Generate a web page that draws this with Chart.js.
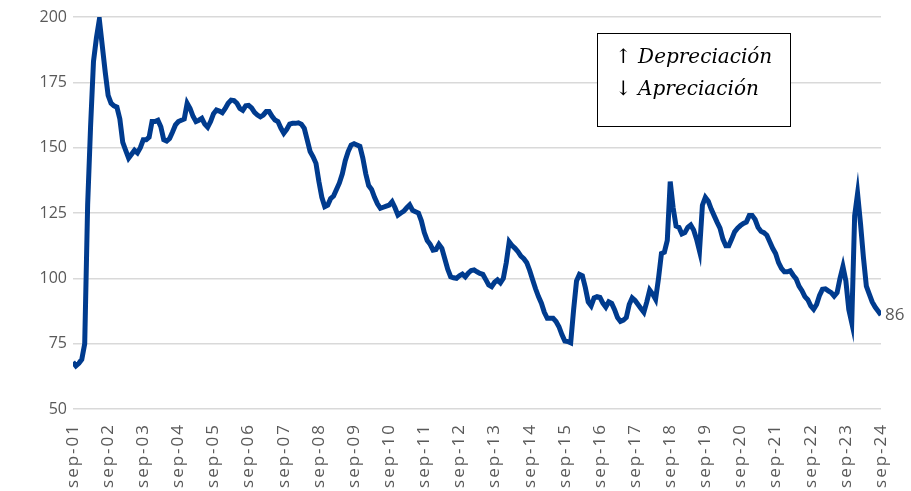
<!DOCTYPE html>
<html>
<head>
<meta charset="utf-8">
<script src="https://cdn.jsdelivr.net/npm/chart.js@4"></script>
<style>
  html, body { margin: 0; padding: 0; background: #fff; }
  #wrap { width: 911px; height: 491px; }
</style>
</head>
<body>
<div id="wrap"><canvas id="chart"></canvas></div>
<script>
// tick labels, one per year (every 12 months)
const tickLabels = [
  "sep-01", "sep-02", "sep-03", "sep-04", "sep-05", "sep-06", "sep-07", "sep-08",
  "sep-09", "sep-10", "sep-11", "sep-12", "sep-13", "sep-14", "sep-15", "sep-16",
  "sep-17", "sep-18", "sep-19", "sep-20", "sep-21", "sep-22", "sep-23", "sep-24",
];

// monthly index, sep-01 .. sep-24
const values = [
  68, 66.5, 67.5, 69, 75, 128, 158, 183, 192, 199,
  189, 179, 170, 167, 166, 165.5, 161, 152, 149, 146,
  147.5, 149, 148, 150, 153, 153, 154, 160, 160, 160.5,
  158, 153, 152.5, 153.5, 156, 158.7, 160, 160.5, 161, 167,
  165, 162, 160, 160.5, 161.2, 159, 157.8, 160, 163, 164.4,
  164, 163.4, 165, 167, 168.2, 168, 167, 165, 164.3, 166,
  166.2, 165.2, 163.5, 162.5, 161.8, 162.5, 163.8, 163.8, 162, 160.6,
  160, 157.5, 155.5, 157, 159, 159.3, 159.3, 159.5, 159, 157.4,
  153, 148.5, 146.5, 144, 137, 131, 127.4, 128, 130.5, 131.5,
  134, 136.5, 140, 145, 148.5, 151, 151.5, 151, 150.5, 146,
  140, 135.5, 134, 131, 128.5, 126.8, 127.2, 127.6, 128, 129.3,
  127, 124.2, 125, 125.7, 127, 128.1, 126, 125.5, 125, 122,
  117.5, 114.5, 113, 110.8, 111, 113, 111.5, 107.5, 103.5, 100.6,
  100.2, 100, 101, 101.6, 100.6, 102, 103, 103.2, 102.5, 101.9,
  101.5, 99.5, 97.5, 96.8, 98.5, 99.4, 98.3, 100, 106, 114,
  112.5, 111.5, 110.2, 108.5, 107.5, 106, 103, 99.5, 96, 93,
  90.5, 87, 84.7, 84.7, 84.7, 83.5, 81.5, 78.5, 76, 75.8,
  75.3, 88, 99, 101.5, 101, 96.5, 91, 89.5, 92.5, 93,
  92.7, 90.5, 89, 91, 90.4, 88, 85, 83.5, 84, 85,
  90, 92.5, 91.5, 90, 88.5, 87, 91, 95.5, 94, 92,
  100, 109.5, 110, 114.5, 137, 127, 120, 119.5, 117, 117.5,
  119.5, 120.4, 118.5, 115, 110.5, 128, 131, 129.5, 126.5, 124,
  121.5, 119.2, 115, 112.5, 112.5, 115, 117.8, 119.2, 120.2, 121,
  121.5, 124, 124, 122.5, 119.5, 118, 117.5, 116.5, 114, 111.5,
  109.5, 106, 103.8, 102.5, 102.5, 102.9, 101.2, 99.8, 97, 95.3,
  93, 91.8, 89.5, 88.2, 90, 93.5, 95.8, 96, 95.2, 94.5,
  93.2, 94.5, 100, 104.5, 99, 88, 83, 124, 132.5, 121,
  108, 97, 94, 91, 89, 87.5, 86,
];

const noteLines = ["↑ Depreciación", "↓ Apreciación"];
const lastLabel = "86";

const points = values.map((v, i) => ({ x: i, y: v }));

// box with the legend text and the end label
const extras = {
  id: "extras",
  afterDatasetsDraw(chart) {
    const ctx = chart.ctx;
    const xs = chart.scales.x;
    const ys = chart.scales.y;
    ctx.save();
    // end value label
    const n = values.length - 1;
    ctx.fillStyle = "#595959";
    ctx.font = "17px 'Open Sans'";
    ctx.textBaseline = "middle";
    ctx.textAlign = "left";
    ctx.fillText(lastLabel, xs.getPixelForValue(n) + 4, ys.getPixelForValue(values[n]));
    // note box
    ctx.fillStyle = "#fff";
    ctx.fillRect(597.5, 33.5, 193, 93);
    ctx.strokeStyle = "#000";
    ctx.lineWidth = 1;
    ctx.strokeRect(597.5, 33.5, 193, 93);
    ctx.fillStyle = "#000";
    ctx.font = "italic 20px 'DejaVu Serif'";
    ctx.fillText(noteLines[0], 615, 58);
    ctx.fillText(noteLines[1], 615, 90);
    ctx.restore();
    // x tick labels are drawn after this (z: 1), a bit spaced out
    ctx.letterSpacing = "2px";
  },
  afterDraw(chart) {
    chart.ctx.letterSpacing = "0px";
  },
};

const ctx = document.getElementById("chart").getContext("2d");
const chart = new Chart(ctx, {
  type: "line",
  data: {
    datasets: [
      {
        data: points,
        borderColor: "#003b8e",
        borderWidth: 5,
        pointRadius: 0,
        tension: 0,
        fill: false,
      },
    ],
  },
  options: {
    responsive: true,
    maintainAspectRatio: false,
    animation: false,
    layout: {
      padding: { left: 0, right: 30, top: 17, bottom: 0 },
    },
    scales: {
      x: {
        type: "linear",
        min: 0,
        max: values.length - 1,
        grid: { display: false },
        border: { display: false },
        ticks: {
          z: 1,
          stepSize: 12,
          autoSkip: false,
          minRotation: 90,
          maxRotation: 90,
          padding: 6,
          color: "#595959",
          font: { family: "'Open Sans'", size: 17 },
          callback: (v) => (v % 12 === 0 ? tickLabels[v / 12] : ""),
        },
        afterFit: (scale) => {
          scale.height = 82;
        },
      },
      y: {
        min: 50,
        max: 200,
        grid: { color: "#d9d9d9", lineWidth: 1.5, drawTicks: false },
        border: { display: false },
        ticks: {
          stepSize: 25,
          padding: 6,
          color: "#595959",
          font: { family: "'Open Sans'", size: 16 },
        },
        afterFit: (scale) => {
          scale.width = 73;
        },
      },
    },
    plugins: {
      legend: { display: false },
      tooltip: { enabled: false },
    },
  },
  plugins: [extras],
});
</script>
</body>
</html>
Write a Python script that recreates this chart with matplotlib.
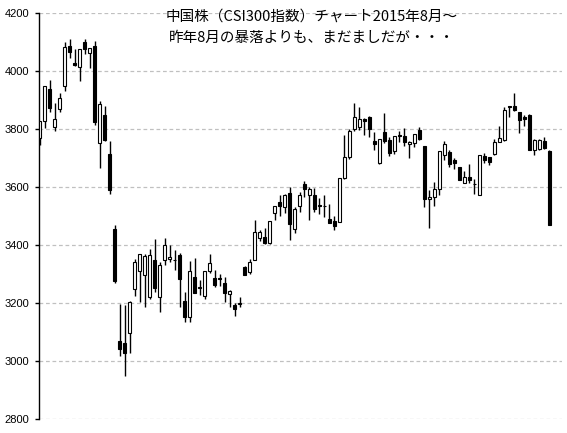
import numpy as np
import matplotlib
matplotlib.use("Agg")
from matplotlib import pyplot as plt

# CSI300 daily candles, Aug 2015 onwards
opens = [3769, 3830, 3939, 3807, 3869, 3950, 4086, 4029, 4014, 4100,
         4062, 4086, 3752, 3849, 3714, 3455, 3070, 3062, 3096, 3248,
         3310, 3299, 3223, 3349, 3223, 3348, 3352, 3350, 3368, 3208,
         3152, 3290, 3257, 3226, 3311, 3286, 3286, 3269, 3232, 3194,
         3199, 3324, 3307, 3349, 3426, 3430, 3407, 3510, 3548, 3531,
         3579, 3455, 3537, 3613, 3572, 3575, 3540, 3536, 3490, 3483,
         3482, 3631, 3703, 3800, 3809, 3835, 3841, 3760, 3685, 3791,
         3763, 3726, 3780, 3776, 3749, 3752, 3798, 3742, 3558, 3566,
         3593, 3711, 3721, 3694, 3669, 3614, 3636, 3612, 3574, 3707,
         3705, 3715, 3757, 3763, 3880, 3880, 3860, 3841, 3849, 3729,
         3731, 3761, 3726]
highs = [3830, 3950, 3970, 3890, 3926, 4100, 4111, 4076, 4078, 4112,
         4080, 4104, 3898, 3880, 3759, 3469, 3198, 3194, 3207, 3353,
         3369, 3370, 3387, 3422, 3341, 3424, 3401, 3385, 3372, 3238,
         3346, 3355, 3280, 3312, 3370, 3315, 3301, 3290, 3246, 3202,
         3223, 3330, 3352, 3487, 3453, 3458, 3485, 3537, 3573, 3576,
         3600, 3533, 3584, 3623, 3602, 3596, 3562, 3573, 3542, 3502,
         3632, 3780, 3800, 3892, 3876, 3840, 3846, 3792, 3768, 3857,
         3775, 3778, 3794, 3803, 3758, 3785, 3809, 3743, 3589, 3617,
         3726, 3761, 3728, 3702, 3670, 3656, 3680, 3627, 3711, 3717,
         3706, 3768, 3811, 3878, 3881, 3926, 3861, 3849, 3852, 3766,
         3766, 3775, 3728]
lows = [3746, 3803, 3861, 3795, 3859, 3933, 4045, 4018, 3968, 4059,
        4012, 3816, 3667, 3761, 3578, 3269, 3019, 2950, 3027, 3226,
        3206, 3188, 3214, 3240, 3171, 3332, 3343, 3315, 3188, 3134,
        3134, 3236, 3228, 3214, 3303, 3255, 3260, 3203, 3188, 3157,
        3188, 3296, 3301, 3348, 3416, 3403, 3406, 3487, 3502, 3512,
        3418, 3443, 3516, 3565, 3487, 3516, 3508, 3499, 3477, 3453,
        3481, 3630, 3697, 3795, 3798, 3780, 3775, 3729, 3681, 3752,
        3709, 3715, 3757, 3742, 3702, 3738, 3763, 3533, 3458, 3537,
        3573, 3694, 3669, 3662, 3624, 3614, 3616, 3577, 3573, 3683,
        3677, 3711, 3756, 3761, 3843, 3864, 3788, 3811, 3729, 3711,
        3730, 3731, 3469]
closes = [3830, 3948, 3872, 3834, 3907, 4085, 4068, 4020, 4077, 4078,
          4079, 3826, 3886, 3763, 3591, 3277, 3043, 3030, 3204, 3342,
          3369, 3362, 3366, 3254, 3331, 3400, 3359, 3349, 3283, 3154,
          3310, 3237, 3254, 3311, 3340, 3263, 3283, 3234, 3243, 3180,
          3201, 3298, 3343, 3447, 3445, 3407, 3484, 3535, 3537, 3575,
          3475, 3524, 3572, 3593, 3593, 3526, 3537, 3535, 3478, 3468,
          3631, 3705, 3794, 3841, 3834, 3830, 3800, 3749, 3765, 3761,
          3719, 3776, 3778, 3757, 3756, 3783, 3766, 3558, 3566, 3593,
          3724, 3749, 3682, 3685, 3625, 3636, 3625, 3610, 3710, 3694,
          3688, 3756, 3769, 3866, 3876, 3867, 3832, 3837, 3730, 3762,
          3764, 3735, 3470]
yticks = [2800, 3000, 3200, 3400, 3600, 3800, 4000, 4200]
title_lines = ["中国株（CSI300指数）チャート2015年8月～",
               "昨年8月の暴落よりも、まだましだが・・・"]

o = np.array(opens)
h = np.array(highs)
l = np.array(lows)
c = np.array(closes)
x = np.arange(1, len(o) + 1)

fig = plt.figure(figsize=(5.67, 4.33), dpi=100)
ax = fig.add_axes([39 / 567, 13.7 / 433, 523 / 567, 406 / 433])

ax.vlines(x, l, h, color="black", lw=1.0, zorder=2)
up = c >= o
bottom = np.minimum(o, c)
height = np.maximum(np.abs(c - o), 0.5)
ax.bar(x, height, bottom=bottom, width=0.6,
       color=np.where(up, "white", "black"), edgecolor="black",
       linewidth=0.8, zorder=3)

ax.set_xlim(0.8, len(o) + 2.6)
ax.set_ylim(2800, 4200)
ax.set_yticks(yticks)
ax.set_xticks([])
ax.yaxis.grid(True, color="#c0c0c0", lw=0.9, dashes=(3, 2.2))
ax.set_axisbelow(True)
for s in ["top", "right", "bottom"]:
    ax.spines[s].set_visible(False)
ax.spines["left"].set_linewidth(1.0)
ax.tick_params(axis="y", length=3, width=1.0, pad=4, labelsize=8)
for lab in ax.get_yticklabels():
    lab.set_family(["Liberation Sans", "DejaVu Sans"])

fig.text(312 / 567, 1 - 17 / 433, title_lines[0], ha="center", va="center",
         fontsize=10.5, family=["Noto Sans CJK JP", "DejaVu Sans"])
fig.text(312 / 567, 1 - 38 / 433, title_lines[1], ha="center", va="center",
         fontsize=10.5, family=["Noto Sans CJK JP", "DejaVu Sans"])

fig.savefig("out.png", dpi=100)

+ + + +

=== REQUIREMENT ===
Skip all pictures. Retype exactly the span whose first line is the one with "Write a Python" and whose last line is the one with "from matplotlib import pyplot as plt".

=== REPLY ===
Write a Python script that recreates this chart with matplotlib.
import numpy as np
import matplotlib
matplotlib.use("Agg")
from matplotlib import pyplot as plt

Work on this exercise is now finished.